For the Love of the Game: US vs. Honduras – Gold Cup 2009

I attended my first international professional soccer game last night.

Or as the rest of the world calls it “football.” My Gumpie was the referee liaison for the CONCACAF Gold Cup tournament and I was invited to tag along.

John has been involved in soccer from a wee age – first as a player, now as a referee for various leagues from highschool through professional. If you know John, you know that he is passionate about his soccer! It was fun for me to get a taste of his world.

The Haiti/Grenada game was fun to watch, but it seemed as if most people were anxiously awaiting the Honduras/US game. As the crowd filtered in, they came in one of two flavors – blueberry & vanilla striped or red cotton tees (with the occasional bare-chested, lipstick-red-chest painted onlooker). I noticed the blueberry/vanilla stripers were considerably louder than the cotton-red ones – at least at first.

Fans filtered in carrying streamers, wearing flags, and blowing horns, with the occasional bass drum strapped to their chest. As they awaited their team to arrive on the field, shouts of Hon-Du-Ras mixed with U-S-A in a frenzied cacophony that made everyone sound as if they were rooting for the same team!
What I noticed about the game officials, administrators, and referees is that they were all in coat and tie. I observed that though the fans were rowdy and excited for the games to start – no one cursed at the players or muttered expletives at the coach or the referees. I came to discover that the game moved so fast that if you spent too much time analyzing the last thing that happened in the game (or chose to yell about it), chances are, you would miss the next play.


The players for the US and Honduras were notably more agressive than the Haiti/Grenada crew.

Both the US and Honduras players burst onto the field out for a win, and they strategically (and regularly) took down whomever stood in their way to achieving their goal.
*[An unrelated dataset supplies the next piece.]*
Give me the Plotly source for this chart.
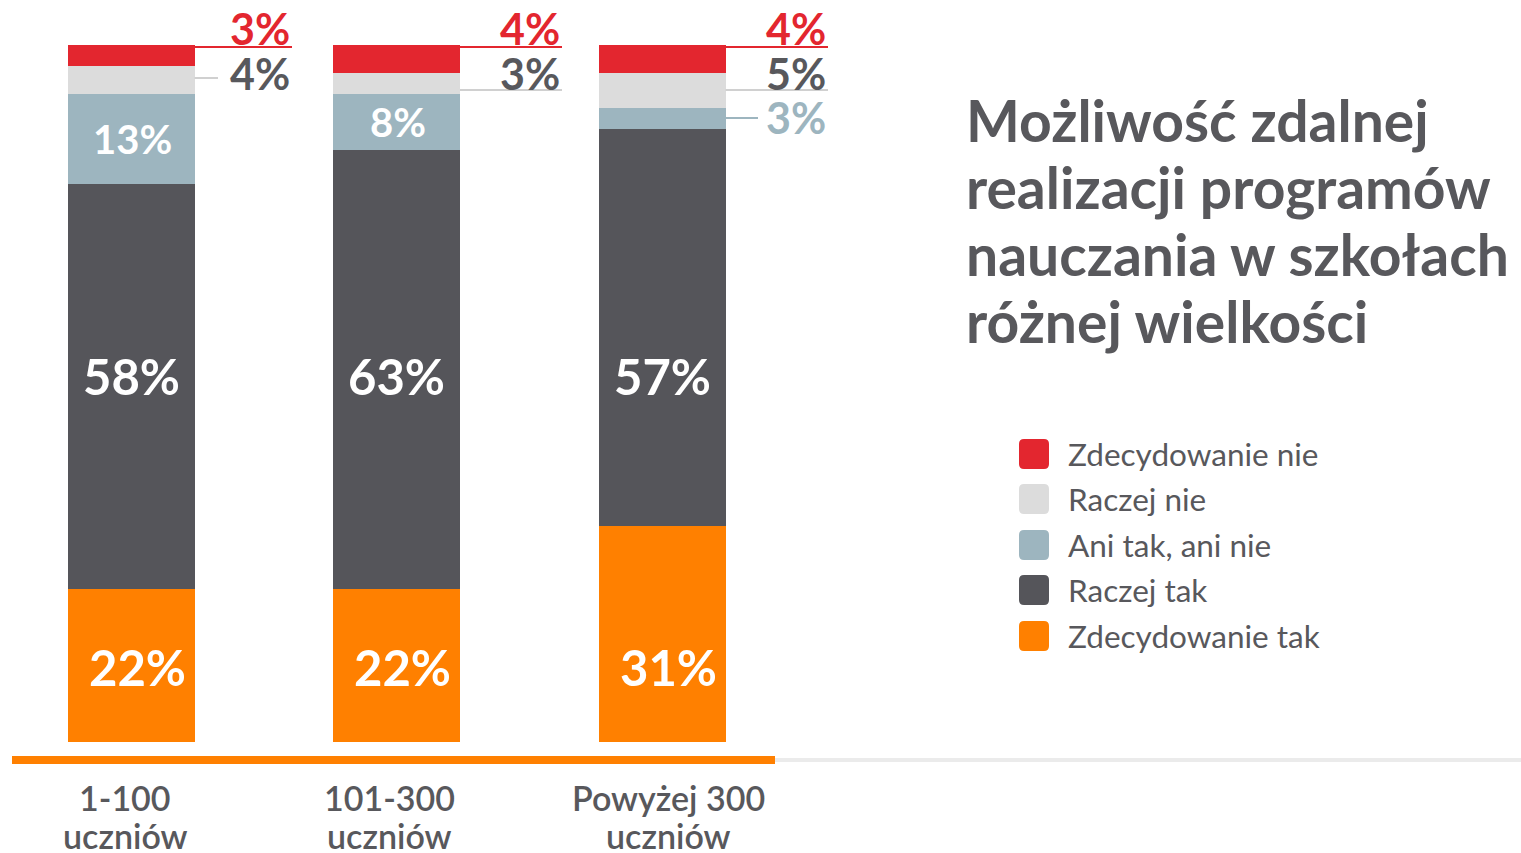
import plotly.graph_objects as go

# ---------------- data ----------------
categories = ["1-100<br>uczniów", "101-300<br>uczniów", "Powyżej 300<br>uczniów"]
series_names = ["Zdecydowanie tak", "Raczej tak", "Ani tak, ani nie", "Raczej nie", "Zdecydowanie nie"]
zdecydowanie_tak = [22, 22, 31]
raczej_tak = [58, 63, 57]
ani_tak_ani_nie = [13, 8, 3]
raczej_nie = [4, 3, 5]
zdecydowanie_nie = [3, 4, 4]
title_lines = ["Możliwość zdalnej", "realizacji programów", "nauczania w szkołach", "różnej wielkości"]

series_values = [zdecydowanie_tak, raczej_tak, ani_tak_ani_nie, raczej_nie, zdecydowanie_nie]
colors = ["#FF8000", "#55555A", "#9DB5BF", "#DCDCDC", "#E3262F"]
label_colors = ["#FFFFFF", "#FFFFFF", "#9DB5BF", "#58585C", "#E3262F"]

# body margin is removed by the post script, so the figure fills the window
OFF = 0
W, H = 1521, 853
FONT = "Lato"
GREY_TXT = "#58585C"

# reference-pixel <-> data mapping (layout)
PX_PER_X = 265.5
X0_PX = 131
PX_PER_Y = 6.97
Y0_PX = 742


def dx(px):
    return (px - X0_PX) / PX_PER_X


def dy(py):
    return (Y0_PX - py) / PX_PER_Y


def PX(px):
    return (px - OFF) / W


def PY(py):
    return 1 - (py - OFF) / H


xs = [0, 1, 2]
bar_w = 127 / PX_PER_X

fig = go.Figure()
for si, (name, vals) in enumerate(zip(series_names, series_values)):
    fig.add_trace(go.Bar(
        x=xs, y=vals, name=name, width=bar_w,
        marker=dict(color=colors[si], line=dict(width=0)),
        hoverinfo="skip", showlegend=False,
    ))

shapes = []
annotations = []

# inside labels (big series at fixed rows, middle series centred in its segment)
fixed_rows = {0: 667, 1: 376}
x_shift = {0: 6, 1: 0, 2: 1}
for si in range(3):
    for b in xs:
        v = series_values[si][b]
        if v < 8:
            continue
        base = sum(series_values[k][b] for k in range(si))
        yv = dy(fixed_rows[si]) if si in fixed_rows else base + v / 2
        annotations.append(dict(xref="x", yref="y", x=b, y=yv, xshift=x_shift[si],
                                text=f"{v}%", showarrow=False,
                                xanchor="center", yanchor="middle",
                                font=dict(family=FONT, size=49 if v >= 20 else 40,
                                          color="#FFFFFF", weight=700)))

# outside callouts: (bar, series index, text center py, line py, line end px)
text_right_px = [292, 562, 828]
callouts = [
    (0, 4, 28, 47, 292), (0, 3, 73, 78, 218),
    (1, 4, 28, 47, 562), (1, 3, 73, 90, 562),
    (2, 4, 28, 47, 828), (2, 3, 73, 90, 828), (2, 2, 117, 118, 758),
]
line_colors = {4: "#E3262F", 3: "#D0D0D0", 2: "#9DB5BF"}
for b, si, tpy, lpy, lend in callouts:
    v = series_values[si][b]
    bar_center_px = X0_PX + PX_PER_X * b
    bar_right = b + bar_w / 2
    shapes.append(dict(type="line", xref="x", yref="y",
                       x0=bar_right, x1=bar_right + (lend - (bar_center_px + 63.5)) / PX_PER_X,
                       y0=dy(lpy), y1=dy(lpy),
                       line=dict(color=line_colors[si], width=2)))
    annotations.append(dict(xref="x", yref="y",
                            x=b + (text_right_px[b] - bar_center_px) / PX_PER_X,
                            y=dy(tpy), xanchor="right", yanchor="middle",
                            text=f"{v}%", showarrow=False,
                            font=dict(family=FONT, size=43, color=label_colors[si], weight=700)))

# baseline lines
shapes.append(dict(type="line", xref="paper", yref="paper", x0=PX(775), x1=1.0,
                   y0=PY(760), y1=PY(760), line=dict(color="#EBEBEB", width=4)))
shapes.append(dict(type="line", xref="paper", yref="paper", x0=PX(12), x1=PX(775),
                   y0=PY(760), y1=PY(760), line=dict(color="#FF8000", width=8)))

# category labels (two lines each, tight pitch)
cat_shift = [-6, -7, 6]
for b, cat in enumerate(categories):
    for li, part in enumerate(cat.split("<br>")):
        annotations.append(dict(xref="x", yref="paper", x=b, y=PY(797 + 38 * li),
                                xshift=cat_shift[b], xanchor="center", yanchor="middle",
                                text=part, showarrow=False,
                                font=dict(family=FONT, size=34, color=GREY_TXT, weight=600)))

# title, one annotation per line for tight line pitch
for i, line in enumerate(title_lines):
    annotations.append(dict(xref="paper", yref="paper", x=PX(964), y=PY(120 + 67 * i),
                            xanchor="left", yanchor="middle", align="left", showarrow=False,
                            text=line,
                            font=dict(family=FONT, size=57, color=GREY_TXT, weight=700)))

# custom legend
legend_rows = [454, 499, 545, 590, 636]
legend_order = [4, 3, 2, 1, 0]


def rounded_rect(x0p, y0p, x1p, y1p, r):
    return (f"M {PX(x0p + r)} {PY(y0p)} L {PX(x1p - r)} {PY(y0p)} "
            f"Q {PX(x1p)} {PY(y0p)} {PX(x1p)} {PY(y0p + r)} "
            f"L {PX(x1p)} {PY(y1p - r)} Q {PX(x1p)} {PY(y1p)} {PX(x1p - r)} {PY(y1p)} "
            f"L {PX(x0p + r)} {PY(y1p)} Q {PX(x0p)} {PY(y1p)} {PX(x0p)} {PY(y1p - r)} "
            f"L {PX(x0p)} {PY(y0p + r)} Q {PX(x0p)} {PY(y0p)} {PX(x0p + r)} {PY(y0p)} Z")


for row_py, si in zip(legend_rows, legend_order):
    shapes.append(dict(type="path", xref="paper", yref="paper",
                       path=rounded_rect(1019, row_py - 15, 1049, row_py + 15, 5),
                       fillcolor=colors[si], line=dict(width=0)))
    annotations.append(dict(xref="paper", yref="paper", x=PX(1066), y=PY(row_py),
                            xanchor="left", yanchor="middle", showarrow=False,
                            text=series_names[si],
                            font=dict(family=FONT, size=31.5, color=GREY_TXT)))

fig.update_layout(
    width=W, height=H,
    barmode="stack", bargap=0,
    plot_bgcolor="white", paper_bgcolor="white",
    margin=dict(l=0, r=0, t=0, b=0),
    showlegend=False,
    shapes=shapes, annotations=annotations,
    xaxis=dict(range=[dx(OFF), dx(OFF + W)], domain=[0, 1], showgrid=False, zeroline=False,
               showline=False, showticklabels=False, ticks=""),
    yaxis=dict(range=[dy(760), dy(OFF)], domain=[PY(760), 1], showgrid=False,
               zeroline=False, showline=False, showticklabels=False, ticks=""),
)

fig.write_html("out.html", config={"displayModeBar": False},
               post_script="document.body.style.margin='0px';document.body.style.overflow='hidden';")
It was exciting to watch their skill and “strategery” – but even more intriguing to me was how both teams seemed to move as a unit – working together to move towards the goal line. Individual aptitude was important, but what was paramount was how that individual aptitude served the team.

The fans during the US/Honduras game were a blast to watch. Most did not sit for the entire game and whether or not their team was doing well or poorly – they were on their feet cheering. At one point during the match, John and I could feel the entire section shaking because the fans were so rowdy.  
Unlike American games where fans will take their seats during frequent time outs and instant replays – International soccer tends to move much faster. It seems as if you sit down, or whine and complain you may miss something, so fans stayed standing. And jumping. And yelling. And waving flags. And cheering. The entire game!

The After-Party


Once the game was over, John and I walked down to the field and had the opportunity to see the players walk off. We were so close to some of them, I could have reached out and shook their hand. The US team walked off with smiles on their faces, but what struck me was that the Honduras team did also! And even though the game had finished, the Honduras fans were still chanting and shouting their praises of the team! (Of course, there were the occasional beers and sodas jettisoned at those of us on the field, but overall, everyone had a cheerful attitude).


For the love of the game.

The whole experience left me wondering – how often in life do I show up to play just for the love of the game? How often am I “in the moment” when I am playing versus trying to analyze what I have just done or where I am going next?

During the games I was left wondering about the abject poverty that some of these players undoubtedly came from, and some may return to. I concerned myself with how long of a soccer-life-expectancy most of them had (John told me once they hit late twenties to early thirties their soccer-life-span is done) and if it was short, what did they do next? (How miserable to be thirty-four and have your main life goal behind you!) I was attempting to assess the psychological and mental health of the players both now and in the future – and they were just there to play the game because they love to play it!